-- START RAW DATA --

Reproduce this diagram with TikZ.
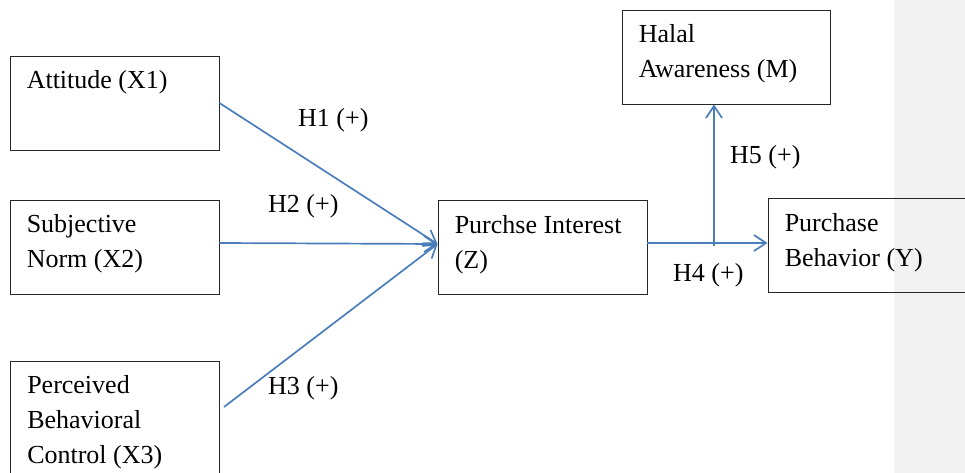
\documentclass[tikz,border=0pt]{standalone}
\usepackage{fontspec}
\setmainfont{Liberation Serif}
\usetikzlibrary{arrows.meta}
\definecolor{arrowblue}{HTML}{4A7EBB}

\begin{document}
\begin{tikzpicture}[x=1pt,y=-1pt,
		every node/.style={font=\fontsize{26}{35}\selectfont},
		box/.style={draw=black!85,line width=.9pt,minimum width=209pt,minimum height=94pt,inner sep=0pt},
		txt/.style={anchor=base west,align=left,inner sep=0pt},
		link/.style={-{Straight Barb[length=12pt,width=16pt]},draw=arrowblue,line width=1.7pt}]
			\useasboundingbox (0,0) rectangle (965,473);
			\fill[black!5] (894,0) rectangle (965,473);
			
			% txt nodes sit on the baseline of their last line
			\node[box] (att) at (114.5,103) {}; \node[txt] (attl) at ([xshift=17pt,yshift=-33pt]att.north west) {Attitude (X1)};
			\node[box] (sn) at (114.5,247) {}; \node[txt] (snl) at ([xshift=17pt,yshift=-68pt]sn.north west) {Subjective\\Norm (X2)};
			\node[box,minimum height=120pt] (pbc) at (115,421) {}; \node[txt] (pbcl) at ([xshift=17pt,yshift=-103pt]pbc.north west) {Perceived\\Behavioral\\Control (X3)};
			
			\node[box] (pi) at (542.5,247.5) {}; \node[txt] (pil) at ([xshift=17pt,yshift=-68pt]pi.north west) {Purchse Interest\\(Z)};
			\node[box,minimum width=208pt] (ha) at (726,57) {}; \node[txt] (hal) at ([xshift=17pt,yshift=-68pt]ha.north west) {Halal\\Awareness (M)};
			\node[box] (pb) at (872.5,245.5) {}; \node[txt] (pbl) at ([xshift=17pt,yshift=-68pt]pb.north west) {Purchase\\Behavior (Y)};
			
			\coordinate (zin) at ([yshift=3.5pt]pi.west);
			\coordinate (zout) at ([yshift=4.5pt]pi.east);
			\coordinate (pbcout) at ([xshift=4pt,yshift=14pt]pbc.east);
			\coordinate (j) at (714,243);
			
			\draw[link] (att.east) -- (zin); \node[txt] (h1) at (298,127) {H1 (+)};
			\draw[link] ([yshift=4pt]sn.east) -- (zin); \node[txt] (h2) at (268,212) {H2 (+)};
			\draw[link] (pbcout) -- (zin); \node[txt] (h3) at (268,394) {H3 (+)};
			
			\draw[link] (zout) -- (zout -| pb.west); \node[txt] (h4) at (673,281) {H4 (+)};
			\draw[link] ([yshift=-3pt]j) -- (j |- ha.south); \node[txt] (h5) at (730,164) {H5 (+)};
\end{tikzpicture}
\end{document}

-- END RAW DATA --

• TASK REQUIREMENTS
Reproduce the full material exactly, excluding the pictures.

• RIGHT ANSWER
Reproduce this diagram with TikZ.
\documentclass[tikz,border=0pt]{standalone}
\usepackage{fontspec}
\setmainfont{Liberation Serif}
\usetikzlibrary{arrows.meta}
\definecolor{arrowblue}{HTML}{4A7EBB}

\begin{document}
\begin{tikzpicture}[x=1pt,y=-1pt,
		every node/.style={font=\fontsize{26}{35}\selectfont},
		box/.style={draw=black!85,line width=.9pt,minimum width=209pt,minimum height=94pt,inner sep=0pt},
		txt/.style={anchor=base west,align=left,inner sep=0pt},
		link/.style={-{Straight Barb[length=12pt,width=16pt]},draw=arrowblue,line width=1.7pt}]
			\useasboundingbox (0,0) rectangle (965,473);
			\fill[black!5] (894,0) rectangle (965,473);
			
			% txt nodes sit on the baseline of their last line
			\node[box] (att) at (114.5,103) {}; \node[txt] (attl) at ([xshift=17pt,yshift=-33pt]att.north west) {Attitude (X1)};
			\node[box] (sn) at (114.5,247) {}; \node[txt] (snl) at ([xshift=17pt,yshift=-68pt]sn.north west) {Subjective\\Norm (X2)};
			\node[box,minimum height=120pt] (pbc) at (115,421) {}; \node[txt] (pbcl) at ([xshift=17pt,yshift=-103pt]pbc.north west) {Perceived\\Behavioral\\Control (X3)};
			
			\node[box] (pi) at (542.5,247.5) {}; \node[txt] (pil) at ([xshift=17pt,yshift=-68pt]pi.north west) {Purchse Interest\\(Z)};
			\node[box,minimum width=208pt] (ha) at (726,57) {}; \node[txt] (hal) at ([xshift=17pt,yshift=-68pt]ha.north west) {Halal\\Awareness (M)};
			\node[box] (pb) at (872.5,245.5) {}; \node[txt] (pbl) at ([xshift=17pt,yshift=-68pt]pb.north west) {Purchase\\Behavior (Y)};
			
			\coordinate (zin) at ([yshift=3.5pt]pi.west);
			\coordinate (zout) at ([yshift=4.5pt]pi.east);
			\coordinate (pbcout) at ([xshift=4pt,yshift=14pt]pbc.east);
			\coordinate (j) at (714,243);
			
			\draw[link] (att.east) -- (zin); \node[txt] (h1) at (298,127) {H1 (+)};
			\draw[link] ([yshift=4pt]sn.east) -- (zin); \node[txt] (h2) at (268,212) {H2 (+)};
			\draw[link] (pbcout) -- (zin); \node[txt] (h3) at (268,394) {H3 (+)};
			
			\draw[link] (zout) -- (zout -| pb.west); \node[txt] (h4) at (673,281) {H4 (+)};
			\draw[link] ([yshift=-3pt]j) -- (j |- ha.south); \node[txt] (h5) at (730,164) {H5 (+)};
\end{tikzpicture}
\end{document}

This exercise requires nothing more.